The basic formula is rate x time = distance. Since the freight train and the passenger train are traveling the same distance, the rate x time for each train equals the other. Let t = the time for the freight train. Then t-2 would equal the time for the passenger train, since it took two hours less time to make the trip. Now you have two equations:

passenger train:
r x t = d, 96 x (t-2) = d
freight train:
r x t = d, 64 x t = d
They both equal d, so they equal each other: 96 x (t-2) = 64 x t
Now solve for t and plug in your equation to find d, the distance.

Note: don't forget to distribute the negative sign on 96(t-2).

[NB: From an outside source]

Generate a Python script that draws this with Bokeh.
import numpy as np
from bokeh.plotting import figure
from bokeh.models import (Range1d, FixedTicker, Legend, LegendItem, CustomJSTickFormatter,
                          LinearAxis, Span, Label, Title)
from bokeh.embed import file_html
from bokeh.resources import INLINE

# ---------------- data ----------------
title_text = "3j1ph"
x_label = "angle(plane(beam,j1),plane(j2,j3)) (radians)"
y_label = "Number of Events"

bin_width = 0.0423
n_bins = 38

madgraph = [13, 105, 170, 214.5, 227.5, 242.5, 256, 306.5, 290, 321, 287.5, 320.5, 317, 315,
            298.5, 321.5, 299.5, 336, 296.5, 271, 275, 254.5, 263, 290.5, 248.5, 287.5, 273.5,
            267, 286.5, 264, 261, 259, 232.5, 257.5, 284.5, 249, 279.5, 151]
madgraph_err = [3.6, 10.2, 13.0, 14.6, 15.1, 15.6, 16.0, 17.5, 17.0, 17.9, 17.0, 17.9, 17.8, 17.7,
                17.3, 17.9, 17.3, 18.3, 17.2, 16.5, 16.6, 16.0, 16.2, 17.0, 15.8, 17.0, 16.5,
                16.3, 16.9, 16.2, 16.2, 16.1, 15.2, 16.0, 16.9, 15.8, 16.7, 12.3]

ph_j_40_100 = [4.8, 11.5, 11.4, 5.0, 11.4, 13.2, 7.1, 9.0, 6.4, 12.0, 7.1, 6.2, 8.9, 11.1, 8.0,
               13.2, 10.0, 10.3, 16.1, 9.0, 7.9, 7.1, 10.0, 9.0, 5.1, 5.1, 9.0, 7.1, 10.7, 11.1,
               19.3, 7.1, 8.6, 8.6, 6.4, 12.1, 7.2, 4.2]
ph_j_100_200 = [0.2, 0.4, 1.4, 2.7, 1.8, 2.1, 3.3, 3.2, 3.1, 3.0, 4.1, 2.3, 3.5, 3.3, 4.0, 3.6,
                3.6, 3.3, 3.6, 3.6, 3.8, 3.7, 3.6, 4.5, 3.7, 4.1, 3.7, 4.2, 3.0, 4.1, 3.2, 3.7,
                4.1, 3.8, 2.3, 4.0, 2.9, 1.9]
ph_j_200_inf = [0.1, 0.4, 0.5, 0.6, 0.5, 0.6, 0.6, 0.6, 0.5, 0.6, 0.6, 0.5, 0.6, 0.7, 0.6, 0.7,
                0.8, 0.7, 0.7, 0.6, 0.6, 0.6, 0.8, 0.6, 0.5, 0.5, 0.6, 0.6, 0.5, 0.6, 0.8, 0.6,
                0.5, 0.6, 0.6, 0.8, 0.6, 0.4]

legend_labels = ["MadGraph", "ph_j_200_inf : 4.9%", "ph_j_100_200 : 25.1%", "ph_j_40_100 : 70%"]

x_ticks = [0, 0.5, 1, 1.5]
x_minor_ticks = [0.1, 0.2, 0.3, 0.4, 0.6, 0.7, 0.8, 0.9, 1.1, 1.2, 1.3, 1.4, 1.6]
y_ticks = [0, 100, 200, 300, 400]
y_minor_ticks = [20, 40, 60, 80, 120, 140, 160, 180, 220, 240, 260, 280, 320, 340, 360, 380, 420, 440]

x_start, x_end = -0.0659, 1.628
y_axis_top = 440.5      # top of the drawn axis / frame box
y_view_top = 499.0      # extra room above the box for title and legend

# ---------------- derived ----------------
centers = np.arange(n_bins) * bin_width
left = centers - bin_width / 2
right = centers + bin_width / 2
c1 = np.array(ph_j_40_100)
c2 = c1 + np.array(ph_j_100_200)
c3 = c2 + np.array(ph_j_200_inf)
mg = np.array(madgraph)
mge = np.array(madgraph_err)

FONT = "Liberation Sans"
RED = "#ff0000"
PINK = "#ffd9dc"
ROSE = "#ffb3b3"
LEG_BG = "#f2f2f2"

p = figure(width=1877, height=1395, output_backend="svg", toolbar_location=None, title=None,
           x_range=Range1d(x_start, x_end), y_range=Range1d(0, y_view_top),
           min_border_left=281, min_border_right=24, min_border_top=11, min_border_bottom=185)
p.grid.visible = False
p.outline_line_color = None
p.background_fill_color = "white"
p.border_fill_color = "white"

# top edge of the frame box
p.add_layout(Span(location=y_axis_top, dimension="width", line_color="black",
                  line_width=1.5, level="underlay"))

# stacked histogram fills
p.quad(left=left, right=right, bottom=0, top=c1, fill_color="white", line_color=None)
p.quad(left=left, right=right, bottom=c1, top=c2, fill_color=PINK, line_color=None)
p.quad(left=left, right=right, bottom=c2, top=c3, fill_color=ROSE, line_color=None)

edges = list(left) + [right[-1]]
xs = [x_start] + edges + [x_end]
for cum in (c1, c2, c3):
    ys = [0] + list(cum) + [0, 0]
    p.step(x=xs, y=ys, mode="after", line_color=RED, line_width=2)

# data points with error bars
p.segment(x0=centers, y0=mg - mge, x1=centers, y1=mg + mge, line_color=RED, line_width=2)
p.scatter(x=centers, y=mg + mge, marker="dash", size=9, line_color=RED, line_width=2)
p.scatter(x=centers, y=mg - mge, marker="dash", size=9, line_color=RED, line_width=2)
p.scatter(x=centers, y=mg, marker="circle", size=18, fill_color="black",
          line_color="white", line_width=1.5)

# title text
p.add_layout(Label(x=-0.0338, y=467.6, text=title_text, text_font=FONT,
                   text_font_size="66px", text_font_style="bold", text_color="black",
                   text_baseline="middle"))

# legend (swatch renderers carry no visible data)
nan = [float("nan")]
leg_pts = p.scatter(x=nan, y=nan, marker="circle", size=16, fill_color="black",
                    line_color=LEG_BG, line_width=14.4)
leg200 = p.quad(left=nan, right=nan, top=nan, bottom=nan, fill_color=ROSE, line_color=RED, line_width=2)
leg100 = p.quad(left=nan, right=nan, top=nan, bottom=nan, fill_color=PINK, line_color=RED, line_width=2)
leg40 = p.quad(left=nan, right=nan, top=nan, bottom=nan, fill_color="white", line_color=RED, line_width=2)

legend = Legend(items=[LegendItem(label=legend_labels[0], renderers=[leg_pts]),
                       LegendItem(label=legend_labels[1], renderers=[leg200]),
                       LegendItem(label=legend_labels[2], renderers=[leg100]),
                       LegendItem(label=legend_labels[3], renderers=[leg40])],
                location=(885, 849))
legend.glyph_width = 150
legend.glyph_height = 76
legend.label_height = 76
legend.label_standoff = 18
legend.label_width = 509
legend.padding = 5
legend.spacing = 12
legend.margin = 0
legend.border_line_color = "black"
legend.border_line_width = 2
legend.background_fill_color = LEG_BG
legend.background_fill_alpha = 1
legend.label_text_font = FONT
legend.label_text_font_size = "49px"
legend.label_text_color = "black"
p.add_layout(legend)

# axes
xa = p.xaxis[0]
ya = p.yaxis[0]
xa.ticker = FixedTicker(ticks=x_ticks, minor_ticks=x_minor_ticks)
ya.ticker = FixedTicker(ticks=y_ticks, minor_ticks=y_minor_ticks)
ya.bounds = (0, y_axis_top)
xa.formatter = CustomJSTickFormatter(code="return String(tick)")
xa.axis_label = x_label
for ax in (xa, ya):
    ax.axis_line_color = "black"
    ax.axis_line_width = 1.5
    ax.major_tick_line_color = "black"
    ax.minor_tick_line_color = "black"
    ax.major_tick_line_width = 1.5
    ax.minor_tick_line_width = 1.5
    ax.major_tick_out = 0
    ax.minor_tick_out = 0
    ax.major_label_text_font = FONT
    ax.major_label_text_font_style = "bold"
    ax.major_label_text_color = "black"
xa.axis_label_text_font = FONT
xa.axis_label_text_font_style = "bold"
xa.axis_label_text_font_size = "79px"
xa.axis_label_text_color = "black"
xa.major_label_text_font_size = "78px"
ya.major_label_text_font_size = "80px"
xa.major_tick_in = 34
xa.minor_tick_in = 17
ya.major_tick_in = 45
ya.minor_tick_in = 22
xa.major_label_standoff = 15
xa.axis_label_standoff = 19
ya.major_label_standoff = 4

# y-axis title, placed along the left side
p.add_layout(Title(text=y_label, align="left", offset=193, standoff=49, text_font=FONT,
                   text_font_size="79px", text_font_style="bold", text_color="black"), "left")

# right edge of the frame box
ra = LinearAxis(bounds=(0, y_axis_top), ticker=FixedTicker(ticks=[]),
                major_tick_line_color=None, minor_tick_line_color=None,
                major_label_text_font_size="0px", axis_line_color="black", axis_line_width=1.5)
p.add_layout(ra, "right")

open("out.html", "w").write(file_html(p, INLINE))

To find the distance from Central City to Clear Creek, we can use the formula:

Distance = Speed × Time

Let's assume the time taken by the freight train to make the trip is 'T' hours.

Therefore, the time taken by the passenger train would be 'T - 2' hours (as it takes 2 hours less time).

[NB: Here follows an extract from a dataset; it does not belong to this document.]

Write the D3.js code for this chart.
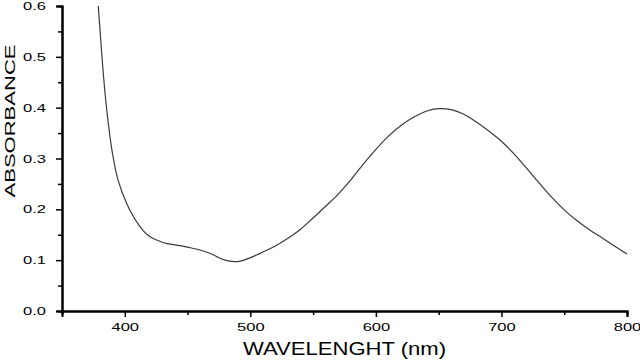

The speed of the passenger train is given as 96 mi/hr, so we can write:

Distance = 96 × (T - 2)

Similarly, the speed of the freight train is given as 64 mi/hr, so we can write:

Distance = 64 × T

Since both expressions represent the same distance, we can set them equal to each other:

96 × (T - 2) = 64 × T

Now we can solve this equation to find the value of T, which represents the time taken by the freight train:

96T - 192 = 64T

Subtracting 64T from both sides gives:

32T - 192 = 0

Adding 192 to both sides gives:

32T = 192

Dividing both sides by 32 gives:

T = 6

So, it takes the freight train 6 hours to make the trip.

To find the distance, we can substitute this value of T back into either equation:

Distance = 64 × T
Distance = 64 × 6
Distance = 384 miles

Therefore, the distance from Central City to Clear Creek is 384 miles.